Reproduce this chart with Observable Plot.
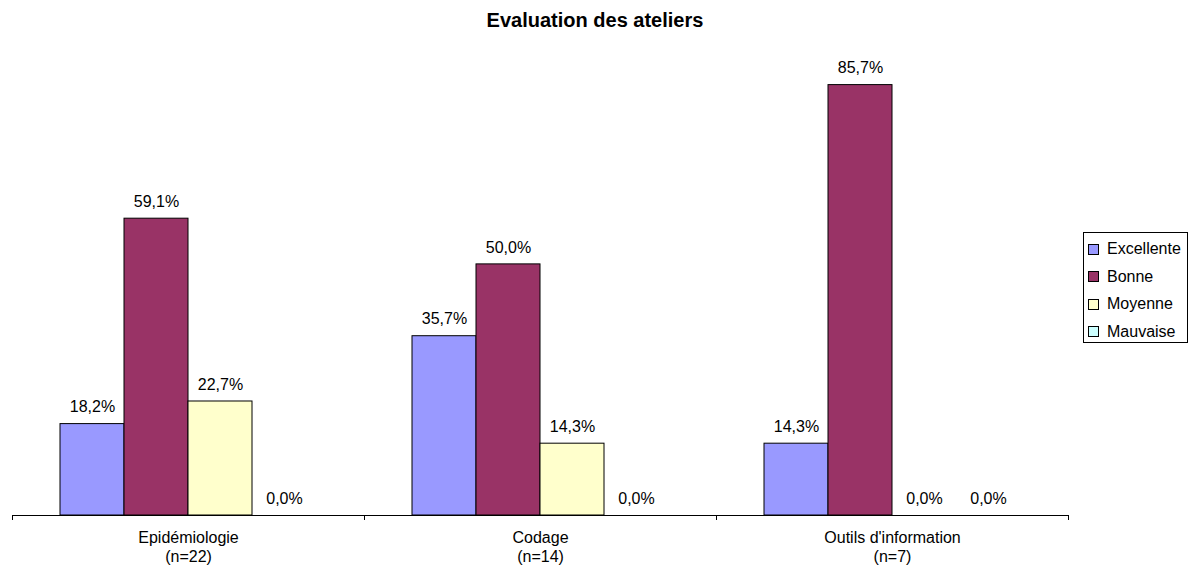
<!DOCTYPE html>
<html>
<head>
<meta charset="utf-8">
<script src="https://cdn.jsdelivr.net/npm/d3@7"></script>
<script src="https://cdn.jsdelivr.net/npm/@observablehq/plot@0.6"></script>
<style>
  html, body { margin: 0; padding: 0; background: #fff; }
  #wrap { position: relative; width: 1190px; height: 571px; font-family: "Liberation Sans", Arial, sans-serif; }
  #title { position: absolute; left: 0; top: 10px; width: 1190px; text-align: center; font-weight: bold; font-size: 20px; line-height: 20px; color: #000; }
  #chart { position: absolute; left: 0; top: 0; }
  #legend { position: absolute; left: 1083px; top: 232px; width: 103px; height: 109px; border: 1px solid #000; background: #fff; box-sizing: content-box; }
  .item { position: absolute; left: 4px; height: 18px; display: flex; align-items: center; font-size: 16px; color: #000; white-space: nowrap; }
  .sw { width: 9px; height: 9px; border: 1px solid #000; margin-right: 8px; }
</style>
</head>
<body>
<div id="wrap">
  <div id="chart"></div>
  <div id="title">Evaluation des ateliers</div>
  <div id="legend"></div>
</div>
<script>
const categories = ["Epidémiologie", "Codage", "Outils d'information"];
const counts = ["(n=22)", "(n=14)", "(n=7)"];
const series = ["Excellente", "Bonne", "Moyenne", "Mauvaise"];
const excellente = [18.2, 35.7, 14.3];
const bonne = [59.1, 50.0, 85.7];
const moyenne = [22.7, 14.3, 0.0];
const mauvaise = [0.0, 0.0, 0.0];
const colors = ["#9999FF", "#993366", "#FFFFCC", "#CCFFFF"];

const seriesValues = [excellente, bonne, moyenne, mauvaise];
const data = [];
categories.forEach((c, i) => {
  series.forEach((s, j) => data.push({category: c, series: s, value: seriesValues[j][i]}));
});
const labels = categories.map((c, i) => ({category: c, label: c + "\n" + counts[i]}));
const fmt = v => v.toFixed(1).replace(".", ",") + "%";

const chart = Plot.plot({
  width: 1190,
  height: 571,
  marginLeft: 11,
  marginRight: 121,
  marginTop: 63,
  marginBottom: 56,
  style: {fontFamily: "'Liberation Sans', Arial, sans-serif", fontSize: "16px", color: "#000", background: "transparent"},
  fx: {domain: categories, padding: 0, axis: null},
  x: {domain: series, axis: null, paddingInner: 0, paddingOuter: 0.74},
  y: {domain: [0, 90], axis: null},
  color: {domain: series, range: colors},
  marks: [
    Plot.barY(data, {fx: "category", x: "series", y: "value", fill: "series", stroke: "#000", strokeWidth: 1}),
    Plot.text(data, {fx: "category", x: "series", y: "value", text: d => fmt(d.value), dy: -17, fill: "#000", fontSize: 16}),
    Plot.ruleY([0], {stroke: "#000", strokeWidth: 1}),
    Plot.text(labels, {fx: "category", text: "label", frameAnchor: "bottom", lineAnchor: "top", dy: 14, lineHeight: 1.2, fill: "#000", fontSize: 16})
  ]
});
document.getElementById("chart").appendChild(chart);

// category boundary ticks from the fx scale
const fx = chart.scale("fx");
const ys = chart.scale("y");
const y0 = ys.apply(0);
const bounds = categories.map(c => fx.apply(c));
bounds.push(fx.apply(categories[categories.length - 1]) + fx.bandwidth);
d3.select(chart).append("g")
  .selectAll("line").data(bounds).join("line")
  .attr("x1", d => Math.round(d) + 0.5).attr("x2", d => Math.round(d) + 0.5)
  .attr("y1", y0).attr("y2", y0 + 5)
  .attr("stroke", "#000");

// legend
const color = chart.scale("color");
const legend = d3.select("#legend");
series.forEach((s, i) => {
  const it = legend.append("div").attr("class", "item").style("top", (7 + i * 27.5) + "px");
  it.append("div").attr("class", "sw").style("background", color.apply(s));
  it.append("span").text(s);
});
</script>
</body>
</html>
..........
■ Exercise description ■
Copy the whole listing above word for word but do not carry over the pictures.

■ Exercise result ■
Reproduce this chart with Observable Plot.
<!DOCTYPE html>
<html>
<head>
<meta charset="utf-8">
<script src="https://cdn.jsdelivr.net/npm/d3@7"></script>
<script src="https://cdn.jsdelivr.net/npm/@observablehq/plot@0.6"></script>
<style>
  html, body { margin: 0; padding: 0; background: #fff; }
  #wrap { position: relative; width: 1190px; height: 571px; font-family: "Liberation Sans", Arial, sans-serif; }
  #title { position: absolute; left: 0; top: 10px; width: 1190px; text-align: center; font-weight: bold; font-size: 20px; line-height: 20px; color: #000; }
  #chart { position: absolute; left: 0; top: 0; }
  #legend { position: absolute; left: 1083px; top: 232px; width: 103px; height: 109px; border: 1px solid #000; background: #fff; box-sizing: content-box; }
  .item { position: absolute; left: 4px; height: 18px; display: flex; align-items: center; font-size: 16px; color: #000; white-space: nowrap; }
  .sw { width: 9px; height: 9px; border: 1px solid #000; margin-right: 8px; }
</style>
</head>
<body>
<div id="wrap">
  <div id="chart"></div>
  <div id="title">Evaluation des ateliers</div>
  <div id="legend"></div>
</div>
<script>
const categories = ["Epidémiologie", "Codage", "Outils d'information"];
const counts = ["(n=22)", "(n=14)", "(n=7)"];
const series = ["Excellente", "Bonne", "Moyenne", "Mauvaise"];
const excellente = [18.2, 35.7, 14.3];
const bonne = [59.1, 50.0, 85.7];
const moyenne = [22.7, 14.3, 0.0];
const mauvaise = [0.0, 0.0, 0.0];
const colors = ["#9999FF", "#993366", "#FFFFCC", "#CCFFFF"];

const seriesValues = [excellente, bonne, moyenne, mauvaise];
const data = [];
categories.forEach((c, i) => {
  series.forEach((s, j) => data.push({category: c, series: s, value: seriesValues[j][i]}));
});
const labels = categories.map((c, i) => ({category: c, label: c + "\n" + counts[i]}));
const fmt = v => v.toFixed(1).replace(".", ",") + "%";

const chart = Plot.plot({
  width: 1190,
  height: 571,
  marginLeft: 11,
  marginRight: 121,
  marginTop: 63,
  marginBottom: 56,
  style: {fontFamily: "'Liberation Sans', Arial, sans-serif", fontSize: "16px", color: "#000", background: "transparent"},
  fx: {domain: categories, padding: 0, axis: null},
  x: {domain: series, axis: null, paddingInner: 0, paddingOuter: 0.74},
  y: {domain: [0, 90], axis: null},
  color: {domain: series, range: colors},
  marks: [
    Plot.barY(data, {fx: "category", x: "series", y: "value", fill: "series", stroke: "#000", strokeWidth: 1}),
    Plot.text(data, {fx: "category", x: "series", y: "value", text: d => fmt(d.value), dy: -17, fill: "#000", fontSize: 16}),
    Plot.ruleY([0], {stroke: "#000", strokeWidth: 1}),
    Plot.text(labels, {fx: "category", text: "label", frameAnchor: "bottom", lineAnchor: "top", dy: 14, lineHeight: 1.2, fill: "#000", fontSize: 16})
  ]
});
document.getElementById("chart").appendChild(chart);

// category boundary ticks from the fx scale
const fx = chart.scale("fx");
const ys = chart.scale("y");
const y0 = ys.apply(0);
const bounds = categories.map(c => fx.apply(c));
bounds.push(fx.apply(categories[categories.length - 1]) + fx.bandwidth);
d3.select(chart).append("g")
  .selectAll("line").data(bounds).join("line")
  .attr("x1", d => Math.round(d) + 0.5).attr("x2", d => Math.round(d) + 0.5)
  .attr("y1", y0).attr("y2", y0 + 5)
  .attr("stroke", "#000");

// legend
const color = chart.scale("color");
const legend = d3.select("#legend");
series.forEach((s, i) => {
  const it = legend.append("div").attr("class", "item").style("top", (7 + i * 27.5) + "px");
  it.append("div").attr("class", "sw").style("background", color.apply(s));
  it.append("span").text(s);
});
</script>
</body>
</html>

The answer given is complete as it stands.